Tout à la fois nombreuses et vives, les réactions vont bon train en Afrique après qu’Emmanuel Macron, du sommet de l’Otan, ait annoncé cette prochaine rencontre destinée à mettre les pays du G5 Sahel face à leurs responsabilités (des voix s’étant faites entendre ici ou là en Afrique contre la présence de la force Barkhane, y compris même, parfois, des voix gouvernementales).
A Pau, le président français attend des dirigeants de ces pays des « réponses précises », a-t-il dit.
Et dans un des pays du G5 Sahel le Burkina Faso, cette formule d’invitation d’Emmanuel Macron ne passe pas, car elle rappelle les « temps coloniaux », estime Wakat Sera, journal selon lequel le président français a « jeté les pieds dans le plat » en annonçant qu’il conditionnera le maintien de Barkhane dans la région du Sahel à un « positionnement sans ambiguïté », de la part des pays de cette région où la force française est engagée dans la lutte contre le terrorisme.

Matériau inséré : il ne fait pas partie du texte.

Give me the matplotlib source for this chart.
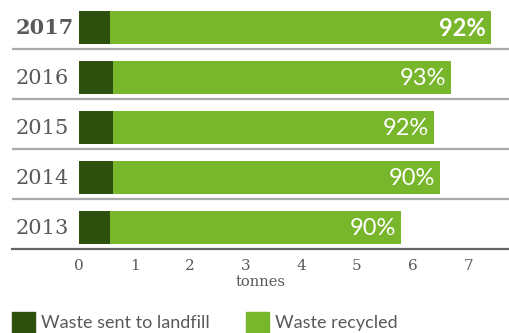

Macron a exprimé son « ras-le-bol », énonce ce quotidien ouagalais, mais pas que, il a « peut-être » aussi exprimé un « sentiment d’impuissance » dans une lutte qui devient comme « sans fin ». Et Wakat Sera invite les dirigeants africains à saisir cette opportunité du 16 décembre pour dire au « grand sachem » que « plus que la France, les armées nationales des pays du G5 Sahel sont endeuillées au quotidien par cette lutte contre le terrorisme », elles qui ne sont même plus en mesure de « compter leurs morts », sans omettre les « milliers de déplacés dans leurs propres pays ». Et ces dirigeants africains doivent montrer au président français que la lutte de longue haleine contre le terrorisme est un « same fight » pour la France et le Sahel, martèle Wakat Sera (étant ici souligné que, par « same fight », ce confrère ouagalais entend « même combat », mais c’est donc en anglais qu’il tient à l’exprimer).
Au Burkina-Faso encore, le journal Les Echos du Faso résume à sa manière le coup de menton d’Emmanuel Macron. « Pendant que je vous lave le dos, ne laissez pas vos concitoyens me taper sur le dos », formule-t-il. Et ce confrère ouagalais se demande ce qu’à Pau va répondre le président du Faso, Roch Marc Christian Kaboré. « Comme Maurice Yaméogo, le premier président voltaïque, va-t-il renoncer à la présence de troupes françaises sur notre sol ? Comme Sankara, va-t-il répondre que nous préférons compter sur nos propres forces et rejeter l’aide des troupes françaises dans le combat contre le terrorisme ? », S’interroge donc Les Échos du Faso.
Le G5 Sahel au garde-à-vous
Même ressentiment dans la presse au Sénégal, pays qui n’est pourtant pas membre du G5 Sahel. Se sentant tout aussi concerné par cette affaire, le site Senenews y voit une « convocation de Macron », et il traite les « dirigeants africains » de « marionnettes de la France ». Et ce journal dakarois en ligne prévient : « celui qui paie les violons choisit la musique ! ».
La Vie Sénégalaise n’écrit pas autre chose, qui y voit un « ordre à exécuter à la lettre ». N’hésitant pas à sonder la « tête » du président français, ce journal sénégalais en ligne explique que l’armée française « sauve » quotidiennement des vies africaines. Et que donc l’opération militaire « Barkhane » est « sans reproche ». Conclusion de La Vie Sénégalaise, « aux présidents du pauvre continent de parcourir des milliers de kilomètres pour se présenter [aux] pieds
, qui veut des « réponses claires et assumées » de la part de ses gouverneurs. Pardon ! De ses pairs. C’est cela aussi l’indépendance à l’africaine », soupire ce journal sénégalais.
En Côte d’Ivoire, deux « Unes » de journaux pointent également cette affaire. « C’est gâté entre Macron, Kaboré, IBK, Issouffou, Déby… », Formule celle du journal Le Nouveau Courrier.
Tandis que, de son côté, celle du quotidien indépendant L’Inter annonce « de grands changements dans les relations Afrique-France ».
Et même en France, un quotidien réprouve cette initiative du chef de l’État. Le journal Libération, qui qualifie de « maladresse » le rendez-vous du 16 décembre prochain à Pau fixé par le chef de l’État, qui donne « l’impression de convoquer, et non d’inviter […] les présidents concernés pour « clarifier » la situation. » Emmanuel Macron tombe lui-même dans la caricature d’un rapport de domination imposé. Du Sahel à l’Afrique centrale, les internautes africains ne s’y sont pas trompés, fustigeant cette attitude jugée « arrogante », énonce Libération.